4. The winning run was scored by former Mets prospect Pete Crow-Armstrong, because of course it was.
Players were asked about Mendoza’s job security and seemed disturbed by the reality that this could fall on their manager sooner rather than later.
“It’s absolutely on us,” Williams said. “He doesn’t swing the bat and he doesn’t throw a baseball . . . If we’re not getting the job done, somebody isn’t just going to magically flip a switch and we’re going to get it done.”
It’s true. There’s not a whole lot a manager can do when you’ve been outscored 62-19, as the Mets have during this losing streak.
Mendoza tried to shake things up on Sunday by having Tobias Myers as the opener for David Peterson, and though the two combined for 5 2⁄3 scoreless innings, it wasn’t enough.
Nothing is working, the team lacks cohesion and it’s getting late very, very early. They have a fairly cushy nine-game homestand coming up that includes visits from fellow dumpster fires Colorado and Washington, but even that’s not a guarantee.
What is a guarantee is that these players are going to be hearing it from fans irate that president of baseball operations David Stearns shipped off their favorite Mets in exchange for very poor early returns.
They have to “fight for each other, stick [up] for each other,” Lindor said. It’s “what Mendy has said from Day 1: protect the house. It’s going to get loud. It’s going to get very loud and ultimately everyone here knows it, and we’ve just got to stick together, stay within ourselves and fight.”

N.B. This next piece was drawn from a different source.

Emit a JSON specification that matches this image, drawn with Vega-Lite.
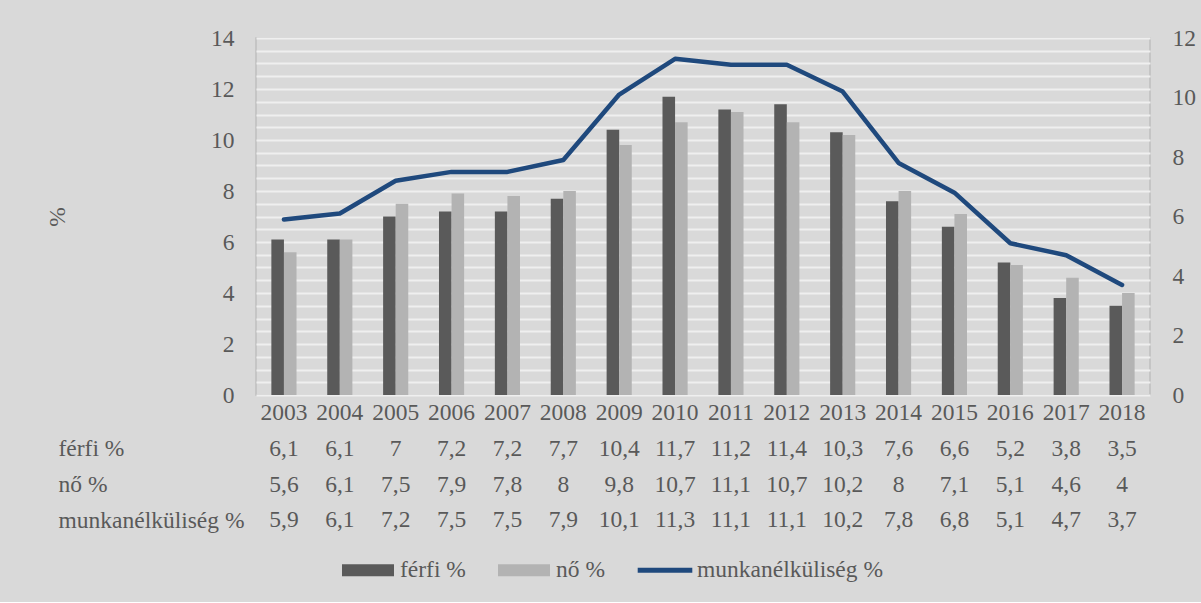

Somehow, through all that noise, this mishmash crew will have to attempt to find its identity and some semblance of consistency. But teams that lose 11 games in a row hardly ever make the playoffs, and that’s true no matter when that stretch occurs.
“Eleven losses is a lot, whether it’s April or at any point in the season,” Mendoza said. “Nobody is going to feel sorry for us. We’ve got to find a way.”
Finding a way, though, is a goal, not a solution. And right now, the Mets are utterly, thoroughly, cosmically lost.